◆ **THE TASK**
Copy each line containing the word "React" from the records that follow, please.
==== MATERIAL SUPPLIED ====
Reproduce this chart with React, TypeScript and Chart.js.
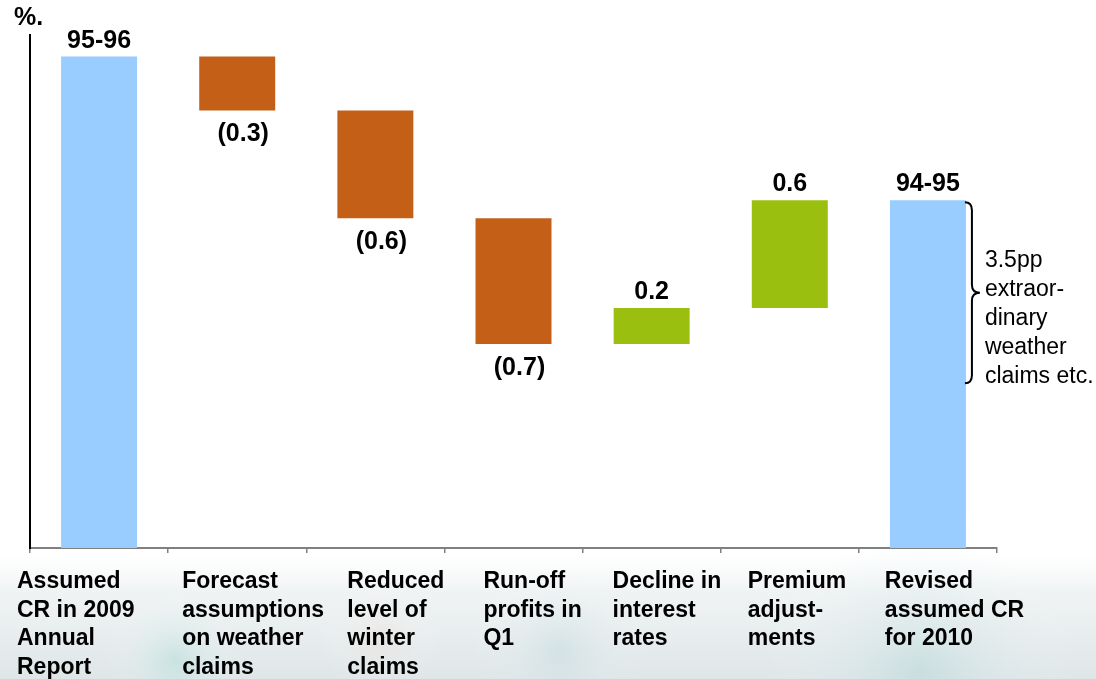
====
==== MATERIAL SUPPLIED ====
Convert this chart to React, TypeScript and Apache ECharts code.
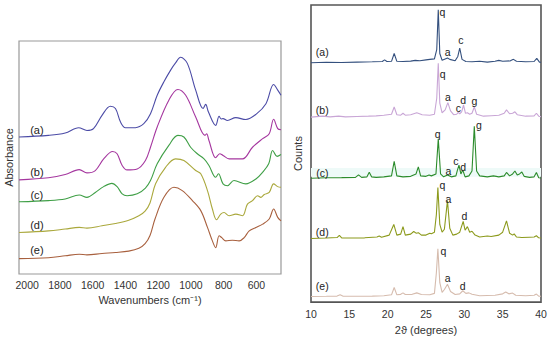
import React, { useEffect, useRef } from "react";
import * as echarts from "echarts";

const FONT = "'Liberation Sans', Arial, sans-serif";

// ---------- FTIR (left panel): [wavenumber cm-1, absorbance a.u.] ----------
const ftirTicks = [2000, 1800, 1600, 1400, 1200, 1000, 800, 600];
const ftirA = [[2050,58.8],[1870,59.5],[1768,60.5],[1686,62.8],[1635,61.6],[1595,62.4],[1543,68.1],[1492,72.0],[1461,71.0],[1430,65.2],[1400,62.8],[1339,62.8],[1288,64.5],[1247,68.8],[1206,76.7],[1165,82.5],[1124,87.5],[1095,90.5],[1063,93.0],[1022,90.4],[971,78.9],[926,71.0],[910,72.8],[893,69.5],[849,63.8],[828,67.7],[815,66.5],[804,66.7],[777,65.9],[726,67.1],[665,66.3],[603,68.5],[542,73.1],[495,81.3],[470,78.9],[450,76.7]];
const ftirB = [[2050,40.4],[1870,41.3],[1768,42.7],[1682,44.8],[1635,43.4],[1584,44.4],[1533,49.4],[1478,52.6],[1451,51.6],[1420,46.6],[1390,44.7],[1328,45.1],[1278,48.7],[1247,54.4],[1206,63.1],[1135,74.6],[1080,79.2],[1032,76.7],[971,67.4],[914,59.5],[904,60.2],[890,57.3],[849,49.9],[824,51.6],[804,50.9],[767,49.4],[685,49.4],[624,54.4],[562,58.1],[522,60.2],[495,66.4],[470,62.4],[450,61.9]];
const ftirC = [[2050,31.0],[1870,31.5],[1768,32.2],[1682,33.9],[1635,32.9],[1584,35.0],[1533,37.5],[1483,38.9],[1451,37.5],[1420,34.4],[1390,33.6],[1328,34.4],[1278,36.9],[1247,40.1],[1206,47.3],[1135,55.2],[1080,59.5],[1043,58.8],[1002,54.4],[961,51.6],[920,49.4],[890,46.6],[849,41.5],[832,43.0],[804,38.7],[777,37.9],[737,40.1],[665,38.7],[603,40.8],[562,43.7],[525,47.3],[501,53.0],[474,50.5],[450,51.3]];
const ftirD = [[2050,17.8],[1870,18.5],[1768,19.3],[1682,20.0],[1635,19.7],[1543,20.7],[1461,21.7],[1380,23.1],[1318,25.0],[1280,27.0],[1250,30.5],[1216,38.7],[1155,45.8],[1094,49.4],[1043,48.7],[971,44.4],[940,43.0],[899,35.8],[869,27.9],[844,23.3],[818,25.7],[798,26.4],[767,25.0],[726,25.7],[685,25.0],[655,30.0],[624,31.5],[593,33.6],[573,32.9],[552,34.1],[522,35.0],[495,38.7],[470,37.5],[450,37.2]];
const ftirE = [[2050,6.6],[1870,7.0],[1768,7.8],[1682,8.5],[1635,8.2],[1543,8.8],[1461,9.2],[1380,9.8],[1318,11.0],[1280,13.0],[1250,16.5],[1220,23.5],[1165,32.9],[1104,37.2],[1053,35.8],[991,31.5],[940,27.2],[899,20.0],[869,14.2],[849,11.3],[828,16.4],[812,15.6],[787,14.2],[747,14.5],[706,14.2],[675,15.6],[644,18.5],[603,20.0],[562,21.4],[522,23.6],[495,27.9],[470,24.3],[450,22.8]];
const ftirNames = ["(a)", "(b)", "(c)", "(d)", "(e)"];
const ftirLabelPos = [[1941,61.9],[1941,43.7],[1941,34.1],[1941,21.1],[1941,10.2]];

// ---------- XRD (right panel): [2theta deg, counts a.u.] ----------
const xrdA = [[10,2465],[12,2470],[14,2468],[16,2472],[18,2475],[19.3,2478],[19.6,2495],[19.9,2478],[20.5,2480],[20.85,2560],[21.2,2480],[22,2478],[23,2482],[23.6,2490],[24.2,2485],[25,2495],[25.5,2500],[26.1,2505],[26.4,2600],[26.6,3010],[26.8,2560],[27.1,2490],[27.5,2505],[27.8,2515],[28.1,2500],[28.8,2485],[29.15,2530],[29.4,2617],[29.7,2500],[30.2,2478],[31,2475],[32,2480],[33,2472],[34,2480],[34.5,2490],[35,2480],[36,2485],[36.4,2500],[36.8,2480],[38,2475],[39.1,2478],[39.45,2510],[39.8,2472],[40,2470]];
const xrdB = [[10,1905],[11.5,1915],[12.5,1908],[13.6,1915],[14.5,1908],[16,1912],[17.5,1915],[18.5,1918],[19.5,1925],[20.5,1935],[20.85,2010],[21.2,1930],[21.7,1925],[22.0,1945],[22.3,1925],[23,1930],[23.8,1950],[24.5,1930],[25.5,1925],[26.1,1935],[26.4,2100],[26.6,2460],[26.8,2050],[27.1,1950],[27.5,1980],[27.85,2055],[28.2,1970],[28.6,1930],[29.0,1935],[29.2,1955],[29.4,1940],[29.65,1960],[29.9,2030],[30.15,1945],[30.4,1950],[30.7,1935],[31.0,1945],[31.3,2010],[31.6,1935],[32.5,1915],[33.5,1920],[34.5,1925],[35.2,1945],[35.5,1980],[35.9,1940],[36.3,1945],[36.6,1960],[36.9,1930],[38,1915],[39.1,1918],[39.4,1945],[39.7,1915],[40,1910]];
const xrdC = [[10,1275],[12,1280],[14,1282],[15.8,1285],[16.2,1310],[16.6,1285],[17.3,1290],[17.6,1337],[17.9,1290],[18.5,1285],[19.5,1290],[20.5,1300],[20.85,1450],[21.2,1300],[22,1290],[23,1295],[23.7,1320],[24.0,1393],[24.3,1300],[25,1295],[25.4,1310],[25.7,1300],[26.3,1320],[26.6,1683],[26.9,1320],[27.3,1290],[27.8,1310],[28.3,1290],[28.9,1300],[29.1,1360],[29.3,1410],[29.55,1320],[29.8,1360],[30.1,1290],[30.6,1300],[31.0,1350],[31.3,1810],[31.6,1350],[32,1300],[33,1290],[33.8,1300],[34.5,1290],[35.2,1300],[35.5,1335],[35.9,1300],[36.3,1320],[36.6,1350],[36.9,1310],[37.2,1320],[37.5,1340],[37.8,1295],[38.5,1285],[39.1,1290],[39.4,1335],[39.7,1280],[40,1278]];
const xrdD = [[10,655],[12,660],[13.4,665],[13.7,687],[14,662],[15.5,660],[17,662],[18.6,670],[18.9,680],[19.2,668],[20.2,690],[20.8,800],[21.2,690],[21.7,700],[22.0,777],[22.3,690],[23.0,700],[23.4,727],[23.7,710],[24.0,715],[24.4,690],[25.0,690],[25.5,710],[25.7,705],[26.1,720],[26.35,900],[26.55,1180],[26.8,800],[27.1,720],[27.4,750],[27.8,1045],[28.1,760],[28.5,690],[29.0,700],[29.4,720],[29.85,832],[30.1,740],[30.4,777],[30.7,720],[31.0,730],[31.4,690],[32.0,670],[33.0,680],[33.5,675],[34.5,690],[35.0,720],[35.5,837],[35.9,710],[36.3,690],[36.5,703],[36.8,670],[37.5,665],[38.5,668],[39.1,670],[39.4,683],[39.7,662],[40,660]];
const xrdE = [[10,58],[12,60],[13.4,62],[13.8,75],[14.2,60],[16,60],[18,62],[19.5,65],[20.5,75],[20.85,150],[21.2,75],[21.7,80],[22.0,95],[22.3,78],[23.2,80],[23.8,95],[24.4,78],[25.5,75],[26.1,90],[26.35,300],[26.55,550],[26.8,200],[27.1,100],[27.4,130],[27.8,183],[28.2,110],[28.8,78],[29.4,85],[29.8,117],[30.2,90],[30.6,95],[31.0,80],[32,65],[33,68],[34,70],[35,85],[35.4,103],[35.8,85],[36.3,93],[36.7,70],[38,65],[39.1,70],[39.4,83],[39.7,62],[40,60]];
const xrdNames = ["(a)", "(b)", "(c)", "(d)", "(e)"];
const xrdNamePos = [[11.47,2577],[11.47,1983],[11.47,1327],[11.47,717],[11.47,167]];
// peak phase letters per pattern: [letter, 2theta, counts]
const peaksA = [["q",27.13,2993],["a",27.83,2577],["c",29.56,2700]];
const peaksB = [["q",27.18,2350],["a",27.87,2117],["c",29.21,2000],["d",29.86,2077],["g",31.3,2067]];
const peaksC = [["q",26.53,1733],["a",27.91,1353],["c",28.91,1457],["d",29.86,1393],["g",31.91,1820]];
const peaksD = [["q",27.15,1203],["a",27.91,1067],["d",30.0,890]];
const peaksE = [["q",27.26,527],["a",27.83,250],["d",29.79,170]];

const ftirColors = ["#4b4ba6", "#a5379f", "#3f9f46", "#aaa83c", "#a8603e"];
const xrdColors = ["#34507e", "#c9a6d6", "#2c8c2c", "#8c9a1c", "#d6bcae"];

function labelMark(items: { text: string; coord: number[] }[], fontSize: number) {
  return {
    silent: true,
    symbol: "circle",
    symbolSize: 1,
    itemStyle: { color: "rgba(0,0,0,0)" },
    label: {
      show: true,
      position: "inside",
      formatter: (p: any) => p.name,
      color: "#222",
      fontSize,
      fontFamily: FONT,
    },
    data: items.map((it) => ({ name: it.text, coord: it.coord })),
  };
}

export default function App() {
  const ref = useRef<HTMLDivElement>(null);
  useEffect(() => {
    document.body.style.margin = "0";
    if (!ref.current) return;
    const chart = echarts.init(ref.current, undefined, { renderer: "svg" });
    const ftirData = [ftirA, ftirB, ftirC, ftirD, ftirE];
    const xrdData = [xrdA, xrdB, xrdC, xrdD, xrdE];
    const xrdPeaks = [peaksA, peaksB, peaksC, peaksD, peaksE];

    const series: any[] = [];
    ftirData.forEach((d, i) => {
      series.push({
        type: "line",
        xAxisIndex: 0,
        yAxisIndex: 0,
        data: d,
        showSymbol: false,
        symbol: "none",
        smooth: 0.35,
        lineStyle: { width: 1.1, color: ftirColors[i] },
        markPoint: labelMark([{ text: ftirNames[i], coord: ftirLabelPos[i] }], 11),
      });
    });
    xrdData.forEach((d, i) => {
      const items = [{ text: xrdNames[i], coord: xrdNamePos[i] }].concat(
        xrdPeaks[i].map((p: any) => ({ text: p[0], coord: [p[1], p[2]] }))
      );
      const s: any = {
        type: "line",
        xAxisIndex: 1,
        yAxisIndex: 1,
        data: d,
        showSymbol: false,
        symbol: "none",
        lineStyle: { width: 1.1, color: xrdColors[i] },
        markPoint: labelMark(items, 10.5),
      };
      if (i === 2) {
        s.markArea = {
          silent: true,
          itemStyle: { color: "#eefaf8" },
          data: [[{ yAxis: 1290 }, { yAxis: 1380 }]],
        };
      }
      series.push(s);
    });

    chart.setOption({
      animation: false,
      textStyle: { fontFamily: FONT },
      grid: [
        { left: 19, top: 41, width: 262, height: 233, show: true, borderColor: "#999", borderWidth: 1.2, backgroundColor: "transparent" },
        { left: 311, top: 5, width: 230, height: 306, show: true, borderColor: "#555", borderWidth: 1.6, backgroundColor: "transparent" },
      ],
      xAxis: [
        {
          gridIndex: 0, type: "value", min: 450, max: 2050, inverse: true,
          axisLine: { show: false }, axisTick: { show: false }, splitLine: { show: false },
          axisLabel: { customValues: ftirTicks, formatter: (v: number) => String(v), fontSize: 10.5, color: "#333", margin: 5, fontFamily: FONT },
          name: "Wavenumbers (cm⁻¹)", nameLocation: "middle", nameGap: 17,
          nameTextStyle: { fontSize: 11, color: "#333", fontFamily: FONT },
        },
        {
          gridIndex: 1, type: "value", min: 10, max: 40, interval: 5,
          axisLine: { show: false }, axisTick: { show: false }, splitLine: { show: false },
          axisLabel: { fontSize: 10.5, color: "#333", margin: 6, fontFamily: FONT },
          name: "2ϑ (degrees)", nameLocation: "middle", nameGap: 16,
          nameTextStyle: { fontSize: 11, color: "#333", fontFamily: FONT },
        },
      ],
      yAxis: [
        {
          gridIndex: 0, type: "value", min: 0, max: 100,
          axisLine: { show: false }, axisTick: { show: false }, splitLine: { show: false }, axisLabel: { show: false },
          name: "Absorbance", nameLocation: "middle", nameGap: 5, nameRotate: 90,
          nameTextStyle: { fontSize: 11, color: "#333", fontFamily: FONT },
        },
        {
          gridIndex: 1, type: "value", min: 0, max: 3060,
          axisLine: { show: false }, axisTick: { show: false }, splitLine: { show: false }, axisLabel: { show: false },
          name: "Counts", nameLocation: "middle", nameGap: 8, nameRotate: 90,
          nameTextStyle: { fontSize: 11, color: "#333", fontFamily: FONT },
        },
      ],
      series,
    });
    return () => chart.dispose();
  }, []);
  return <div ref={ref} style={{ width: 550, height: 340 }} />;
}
====
◆ **COMPLETE RESPONSE**
Reproduce this chart with React, TypeScript and Chart.js.
Convert this chart to React, TypeScript and Apache ECharts code.
import React, { useEffect, useRef } from "react";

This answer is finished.